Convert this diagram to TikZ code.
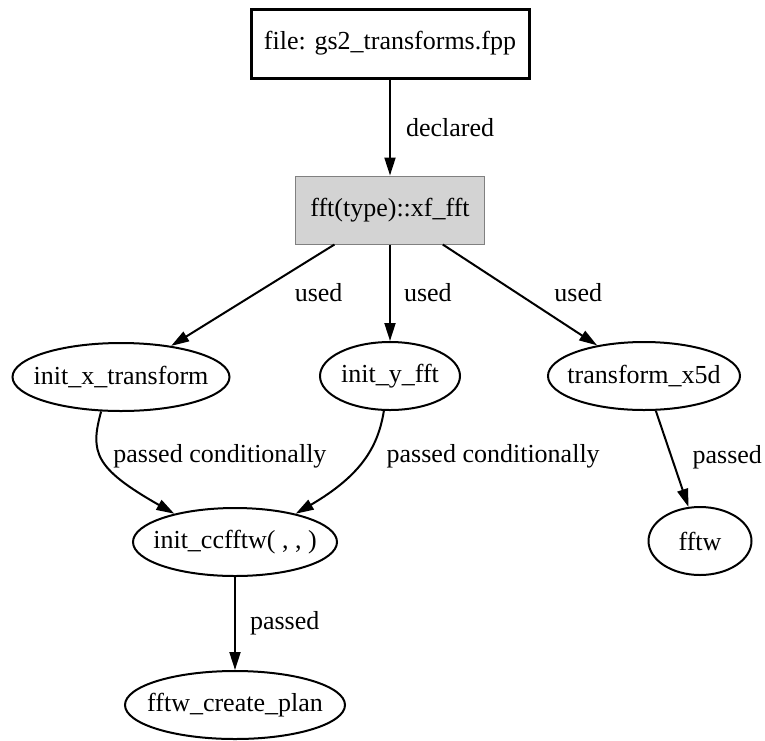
\documentclass[tikz,border=0pt]{standalone}
\usepackage{fontspec}
\setmainfont{Liberation Serif}
\usetikzlibrary{arrows.meta,shapes.geometric}
\definecolor{varfill}{HTML}{D3D3D3}
\definecolor{varline}{HTML}{808080}
\newcommand{\fitlabel}[1]{\makebox[0pt]{#1}}

\tikzstyle{filebox} = [draw, line width=1.5pt, minimum width=139pt, minimum height=34.5pt, inner sep=0pt]
\tikzstyle{varbox} = [draw=varline, fill=varfill, line width=0.5pt, minimum width=94.5pt, minimum height=34pt, inner sep=0pt]
\tikzstyle{proc} = [draw, ellipse, line width=1pt, minimum height=34pt, inner sep=0pt]
\tikzstyle{edge} = [-{Triangle[length=9pt,width=5.5pt]}, line width=1pt]
\tikzstyle{lbl} = [right, inner sep=0pt]

\begin{document}
\begin{tikzpicture}[x=0.5pt, y=-0.5pt, font=\fontsize{13}{15}\selectfont]
  \useasboundingbox (0,0) rectangle (765,740);
  \node (file) at (390,43.5) [filebox] {file: gs2\_transforms.fpp};
  \node (var) at (390,210) [varbox] {fft(type)::xf\_fft};
  \node (ix) at (121,377) [proc, minimum width=108.5pt] {\fitlabel{init\_x\_transform}};
  \node (iy) at (390,376) [proc, minimum width=70pt] {\fitlabel{init\_y\_fft}};
  \node (tx) at (644,376) [proc, minimum width=96pt] {\fitlabel{transform\_x5d}};
  \node (cc) at (235,542) [proc, minimum width=102pt] {\fitlabel{init\_ccfftw( , , )}};
  \node (fftw) at (700,541) [proc, minimum width=51.5pt] {\fitlabel{fftw}};
  \node (plan) at (235,705) [proc, minimum width=110pt] {\fitlabel{fftw\_create\_plan}};
  \draw [edge] (file) to node [lbl, xshift=7.5pt] {declared} (var);
  \draw [edge] (var) to node [lbl, xshift=20.5pt, yshift=1.5pt] {used} (ix);
  \draw [edge] (var) to node [lbl, xshift=6.5pt] {used} (iy);
  \draw [edge] (var) to node [lbl, xshift=16.75pt, yshift=1pt] {used} (tx);
  \draw [edge] (ix.240) .. controls (90,452) and (94,468) .. node [lbl, xshift=4.5pt, yshift=2pt] {passed conditionally} (cc.155);
  \draw [edge] (iy.260) .. controls (378,448) and (360,476) .. node [lbl, xshift=12pt, yshift=3pt] {passed conditionally} (cc.25);
  \draw [edge] (tx) to node [lbl, xshift=9.75pt, yshift=1pt] {passed} (fftw);
  \draw [edge] (cc) to node [lbl, xshift=7pt] {passed} (plan);
\end{tikzpicture}
\end{document}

• Stated task: In this exercise, set down all of the data exactly, without the pictures.

• Solution for this exercise:
Convert this diagram to TikZ code.
\documentclass[tikz,border=0pt]{standalone}
\usepackage{fontspec}
\setmainfont{Liberation Serif}
\usetikzlibrary{arrows.meta,shapes.geometric}
\definecolor{varfill}{HTML}{D3D3D3}
\definecolor{varline}{HTML}{808080}
\newcommand{\fitlabel}[1]{\makebox[0pt]{#1}}

\tikzstyle{filebox} = [draw, line width=1.5pt, minimum width=139pt, minimum height=34.5pt, inner sep=0pt]
\tikzstyle{varbox} = [draw=varline, fill=varfill, line width=0.5pt, minimum width=94.5pt, minimum height=34pt, inner sep=0pt]
\tikzstyle{proc} = [draw, ellipse, line width=1pt, minimum height=34pt, inner sep=0pt]
\tikzstyle{edge} = [-{Triangle[length=9pt,width=5.5pt]}, line width=1pt]
\tikzstyle{lbl} = [right, inner sep=0pt]

\begin{document}
\begin{tikzpicture}[x=0.5pt, y=-0.5pt, font=\fontsize{13}{15}\selectfont]
  \useasboundingbox (0,0) rectangle (765,740);
  \node (file) at (390,43.5) [filebox] {file: gs2\_transforms.fpp};
  \node (var) at (390,210) [varbox] {fft(type)::xf\_fft};
  \node (ix) at (121,377) [proc, minimum width=108.5pt] {\fitlabel{init\_x\_transform}};
  \node (iy) at (390,376) [proc, minimum width=70pt] {\fitlabel{init\_y\_fft}};
  \node (tx) at (644,376) [proc, minimum width=96pt] {\fitlabel{transform\_x5d}};
  \node (cc) at (235,542) [proc, minimum width=102pt] {\fitlabel{init\_ccfftw( , , )}};
  \node (fftw) at (700,541) [proc, minimum width=51.5pt] {\fitlabel{fftw}};
  \node (plan) at (235,705) [proc, minimum width=110pt] {\fitlabel{fftw\_create\_plan}};
  \draw [edge] (file) to node [lbl, xshift=7.5pt] {declared} (var);
  \draw [edge] (var) to node [lbl, xshift=20.5pt, yshift=1.5pt] {used} (ix);
  \draw [edge] (var) to node [lbl, xshift=6.5pt] {used} (iy);
  \draw [edge] (var) to node [lbl, xshift=16.75pt, yshift=1pt] {used} (tx);
  \draw [edge] (ix.240) .. controls (90,452) and (94,468) .. node [lbl, xshift=4.5pt, yshift=2pt] {passed conditionally} (cc.155);
  \draw [edge] (iy.260) .. controls (378,448) and (360,476) .. node [lbl, xshift=12pt, yshift=3pt] {passed conditionally} (cc.25);
  \draw [edge] (tx) to node [lbl, xshift=9.75pt, yshift=1pt] {passed} (fftw);
  \draw [edge] (cc) to node [lbl, xshift=7pt] {passed} (plan);
\end{tikzpicture}
\end{document}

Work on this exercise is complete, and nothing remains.